Bangladesh Prime Minister stressed that assistance for vulnerable countries to face global warming must be distinct from development aid.

British Prime Minister Gordon Brown proposed setting up a $US10 billion Copenhagen Launch Fund to help developing countries tackle global warming.

The Copenhagen Launch Fund is designed to deal with the urgent problems faced by some nations, like Kiribati, Maldives, Bangladesh and Tuvalu.

British Prime Minister Gordon Brown said before flying to Trinidad for the Commonwealth Summit, that he would raise the possibility of a global levy on banking and financial transactions, which some negotiators have argued could be used to help fund the response to climate change.

Danish Prime Minister Rasmussen and Ban Ki-moon, UN Secretary General welcomed the proposal by Gordon Brown for the creation of a $10 billion-a-year fund to help developing countries battle the effects of global warming. Brown said such financing should be made available as early as next year, well before any new climate deal takes effect.

December Copenhagen Climate Change Summit:

The 53 Commonwealth nations will go to a summit in Copenhagen united in their determination to forge a meaningful agreement to combat climate change.

The leaders are expected to discuss how much financial assistance would be provided to poorer countries at the December Copenhagen UN Conference for adaptation and mitigation of adverse effects of change of climate

They have backed plans for a $US10 billion Copenhagen Launch Fund, which will be used to immediately assist the most vulnerable countries against the effects of global warming.
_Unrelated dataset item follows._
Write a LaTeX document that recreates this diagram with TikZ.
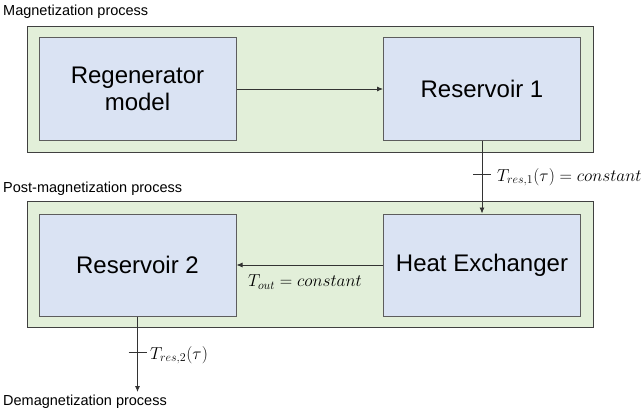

The consensus agreement was also welcomed by the United Nations’s Secretary General, Ban Ki-Moon and Mr Rasmussen, who will host the final UN talks on a new climate change policy in just seven days time. Mr Rasmussen said he was delighted that 90 world leaders had now agreed to attend in Copenhagen.

The document commits all Commonwealth countries to the goal of an operationally binding agreement at Copenhagen and a full legally binding outcome no later than 2010. “In Copenhagen we commit to focus our efforts on achieving the strongest possible outcome,” the communique says

The words are significant because both India’s Prime Minister, Manmohan Singh and Canada’s Prime Minister, Stephen Harper, were part of the consensus decision.
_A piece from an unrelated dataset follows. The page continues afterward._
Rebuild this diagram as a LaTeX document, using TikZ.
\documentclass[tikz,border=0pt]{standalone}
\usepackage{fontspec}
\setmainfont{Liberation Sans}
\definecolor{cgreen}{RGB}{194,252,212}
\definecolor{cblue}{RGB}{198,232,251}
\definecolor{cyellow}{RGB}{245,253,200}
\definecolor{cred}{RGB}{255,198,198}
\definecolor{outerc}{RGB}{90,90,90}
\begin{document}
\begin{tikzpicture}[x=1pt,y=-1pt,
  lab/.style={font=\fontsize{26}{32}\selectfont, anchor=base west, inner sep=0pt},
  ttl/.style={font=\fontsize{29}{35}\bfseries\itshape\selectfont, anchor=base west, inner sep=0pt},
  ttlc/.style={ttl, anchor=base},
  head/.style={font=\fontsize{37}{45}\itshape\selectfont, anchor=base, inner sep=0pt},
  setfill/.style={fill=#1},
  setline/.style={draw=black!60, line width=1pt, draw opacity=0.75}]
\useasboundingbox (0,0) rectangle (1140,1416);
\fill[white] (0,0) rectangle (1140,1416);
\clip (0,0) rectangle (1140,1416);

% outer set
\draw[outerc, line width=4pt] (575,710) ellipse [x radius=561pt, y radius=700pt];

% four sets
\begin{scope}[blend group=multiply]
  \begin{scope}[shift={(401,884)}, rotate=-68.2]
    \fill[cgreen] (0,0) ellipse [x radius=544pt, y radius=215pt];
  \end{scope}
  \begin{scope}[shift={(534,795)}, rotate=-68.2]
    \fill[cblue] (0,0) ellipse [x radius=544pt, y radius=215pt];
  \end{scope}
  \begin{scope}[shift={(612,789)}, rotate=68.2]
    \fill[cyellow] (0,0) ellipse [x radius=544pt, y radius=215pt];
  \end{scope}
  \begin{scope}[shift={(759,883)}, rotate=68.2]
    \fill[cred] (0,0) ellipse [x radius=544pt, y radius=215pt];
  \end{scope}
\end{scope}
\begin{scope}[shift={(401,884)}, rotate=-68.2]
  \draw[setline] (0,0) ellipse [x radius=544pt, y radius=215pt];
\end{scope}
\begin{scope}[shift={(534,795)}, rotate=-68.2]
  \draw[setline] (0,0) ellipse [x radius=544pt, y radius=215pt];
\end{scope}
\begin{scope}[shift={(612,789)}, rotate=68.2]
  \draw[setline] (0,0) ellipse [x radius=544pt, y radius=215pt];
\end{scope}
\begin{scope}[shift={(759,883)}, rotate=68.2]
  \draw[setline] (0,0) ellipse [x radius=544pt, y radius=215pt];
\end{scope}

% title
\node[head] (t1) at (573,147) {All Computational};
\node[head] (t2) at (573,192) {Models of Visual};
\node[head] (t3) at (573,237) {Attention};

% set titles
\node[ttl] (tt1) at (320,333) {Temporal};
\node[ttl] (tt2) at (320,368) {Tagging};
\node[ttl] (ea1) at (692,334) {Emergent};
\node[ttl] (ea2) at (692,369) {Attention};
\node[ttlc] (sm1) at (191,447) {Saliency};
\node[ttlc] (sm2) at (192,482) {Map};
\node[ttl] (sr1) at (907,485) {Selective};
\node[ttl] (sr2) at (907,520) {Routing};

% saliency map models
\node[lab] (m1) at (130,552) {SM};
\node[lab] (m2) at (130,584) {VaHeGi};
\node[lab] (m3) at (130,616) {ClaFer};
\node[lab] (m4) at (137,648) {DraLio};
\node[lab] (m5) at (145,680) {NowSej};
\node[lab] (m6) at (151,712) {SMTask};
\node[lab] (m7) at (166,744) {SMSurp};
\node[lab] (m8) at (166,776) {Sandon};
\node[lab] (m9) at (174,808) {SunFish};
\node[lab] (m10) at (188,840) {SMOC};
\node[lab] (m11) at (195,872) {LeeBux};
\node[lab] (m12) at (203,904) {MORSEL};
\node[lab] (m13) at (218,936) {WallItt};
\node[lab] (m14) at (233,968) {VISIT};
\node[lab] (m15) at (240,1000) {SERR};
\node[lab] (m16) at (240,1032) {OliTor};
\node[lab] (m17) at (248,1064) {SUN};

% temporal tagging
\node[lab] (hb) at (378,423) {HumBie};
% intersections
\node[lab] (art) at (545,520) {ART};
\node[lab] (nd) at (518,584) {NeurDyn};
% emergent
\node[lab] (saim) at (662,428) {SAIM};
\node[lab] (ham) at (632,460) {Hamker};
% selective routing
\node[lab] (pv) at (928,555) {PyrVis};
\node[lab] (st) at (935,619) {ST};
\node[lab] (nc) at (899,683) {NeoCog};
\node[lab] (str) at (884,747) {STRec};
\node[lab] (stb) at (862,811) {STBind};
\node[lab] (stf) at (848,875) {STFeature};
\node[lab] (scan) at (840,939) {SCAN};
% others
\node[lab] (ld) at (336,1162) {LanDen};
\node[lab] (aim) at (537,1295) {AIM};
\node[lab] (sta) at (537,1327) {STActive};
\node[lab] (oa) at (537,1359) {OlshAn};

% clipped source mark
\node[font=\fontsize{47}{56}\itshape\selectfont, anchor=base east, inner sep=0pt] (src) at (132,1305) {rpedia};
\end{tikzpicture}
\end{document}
India has now made it clear it will not stand in the way of the agreement. Mr Harper, who has yet to announce his country’s proposed cuts to greenhouse gas emissions, has been a critic at times of the Copenhagen process.
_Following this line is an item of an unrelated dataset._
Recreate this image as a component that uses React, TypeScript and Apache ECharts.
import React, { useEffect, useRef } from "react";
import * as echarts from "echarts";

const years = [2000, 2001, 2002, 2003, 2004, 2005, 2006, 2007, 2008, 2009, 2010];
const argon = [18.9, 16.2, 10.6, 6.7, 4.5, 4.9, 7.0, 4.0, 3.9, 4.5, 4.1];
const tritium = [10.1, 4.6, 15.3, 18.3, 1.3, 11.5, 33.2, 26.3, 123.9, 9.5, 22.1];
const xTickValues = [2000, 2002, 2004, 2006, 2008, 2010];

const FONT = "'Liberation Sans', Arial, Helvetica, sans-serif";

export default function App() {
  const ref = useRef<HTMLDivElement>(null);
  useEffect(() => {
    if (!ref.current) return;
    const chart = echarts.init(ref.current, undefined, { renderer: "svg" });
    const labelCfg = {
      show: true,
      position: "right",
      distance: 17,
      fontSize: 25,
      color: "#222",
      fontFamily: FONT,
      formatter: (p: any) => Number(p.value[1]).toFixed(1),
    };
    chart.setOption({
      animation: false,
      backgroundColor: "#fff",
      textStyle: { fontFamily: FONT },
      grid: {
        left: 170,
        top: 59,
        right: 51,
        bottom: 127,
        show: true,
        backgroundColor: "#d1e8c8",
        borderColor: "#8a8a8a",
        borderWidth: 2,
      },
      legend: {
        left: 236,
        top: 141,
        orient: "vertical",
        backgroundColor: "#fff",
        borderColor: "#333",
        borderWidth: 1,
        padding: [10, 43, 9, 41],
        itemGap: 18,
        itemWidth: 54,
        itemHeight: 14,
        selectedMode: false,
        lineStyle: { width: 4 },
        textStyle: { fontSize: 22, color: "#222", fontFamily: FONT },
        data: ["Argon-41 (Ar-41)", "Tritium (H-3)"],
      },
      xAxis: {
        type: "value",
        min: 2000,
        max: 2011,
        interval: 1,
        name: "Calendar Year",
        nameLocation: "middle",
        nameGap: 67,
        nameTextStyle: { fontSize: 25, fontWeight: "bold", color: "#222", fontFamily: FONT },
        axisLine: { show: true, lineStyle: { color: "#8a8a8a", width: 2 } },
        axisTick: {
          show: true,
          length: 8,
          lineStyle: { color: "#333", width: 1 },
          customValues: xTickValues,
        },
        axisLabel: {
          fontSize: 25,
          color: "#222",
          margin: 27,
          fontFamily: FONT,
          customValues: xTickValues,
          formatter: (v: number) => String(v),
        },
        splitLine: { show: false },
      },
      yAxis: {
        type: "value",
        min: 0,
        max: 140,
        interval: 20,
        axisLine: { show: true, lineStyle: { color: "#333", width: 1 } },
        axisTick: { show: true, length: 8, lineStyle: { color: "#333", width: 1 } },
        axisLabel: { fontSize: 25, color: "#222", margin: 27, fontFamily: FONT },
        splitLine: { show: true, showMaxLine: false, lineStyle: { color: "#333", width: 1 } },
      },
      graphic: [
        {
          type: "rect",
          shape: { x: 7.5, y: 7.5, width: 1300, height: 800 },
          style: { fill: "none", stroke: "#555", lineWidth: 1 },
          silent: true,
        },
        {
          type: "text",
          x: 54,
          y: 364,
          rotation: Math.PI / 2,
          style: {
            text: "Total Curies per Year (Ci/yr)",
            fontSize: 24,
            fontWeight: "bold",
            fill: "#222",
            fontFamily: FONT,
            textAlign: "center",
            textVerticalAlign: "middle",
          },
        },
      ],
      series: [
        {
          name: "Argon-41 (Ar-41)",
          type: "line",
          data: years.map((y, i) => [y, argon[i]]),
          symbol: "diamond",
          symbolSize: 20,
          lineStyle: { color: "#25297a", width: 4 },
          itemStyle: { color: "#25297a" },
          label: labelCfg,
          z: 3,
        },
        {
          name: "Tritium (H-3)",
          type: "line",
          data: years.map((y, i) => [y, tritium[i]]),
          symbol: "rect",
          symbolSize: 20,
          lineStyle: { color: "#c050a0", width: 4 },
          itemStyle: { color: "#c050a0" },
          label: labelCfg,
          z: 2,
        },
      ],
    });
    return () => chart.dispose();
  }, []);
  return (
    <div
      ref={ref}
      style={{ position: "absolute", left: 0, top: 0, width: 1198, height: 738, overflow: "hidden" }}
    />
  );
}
While the communique does not advance talks on specific targets or binding reductions that Commonwealth countries will agree to, it does commit to the need for “an early peaking year”.

The UN negotiators, recognising that countries will present all different paths to curb their greenhouse gases before 2020, are seeking to get developed and developing countries to agree to a year when the world’s emissions will peak.

That would involve the developed nations implementing cuts straight away, but also involve developing nations committing to cuts to business as usual and ultimately agreeing to a year when they would begin to reduce their emissions as well.

The full financing model is still be be hammered out, but on the sidelines there have been detailed discussions on some of the options developed nations to contribute the billions needed to fund adaption around the world in coming decades.

Summing Up:

The transfer of substantial amount of funds, distinct from development aid, to poorer countries to tackle climate change is seen as a make-or-break element of any deal at the Copenhagen summit, which is intended to lead to a legally binding treaty being signed by the middle of next year.

Another sticky point appears to be that poorer countries say that climate change negotiators are shying away from inserting penalties in a Copenhagen agreement for wealthy countries that breach their expected promises of hundreds of billions of dollars in new aid for poorer countries.

All eyes are focused on the Copenhagen Conference and developing countries including Bangladesh hope that some kind of political commitment on reduction of emission targets and adequate funds for vulnerable nations is arrived at the conference to meet the challenge of change of global climate.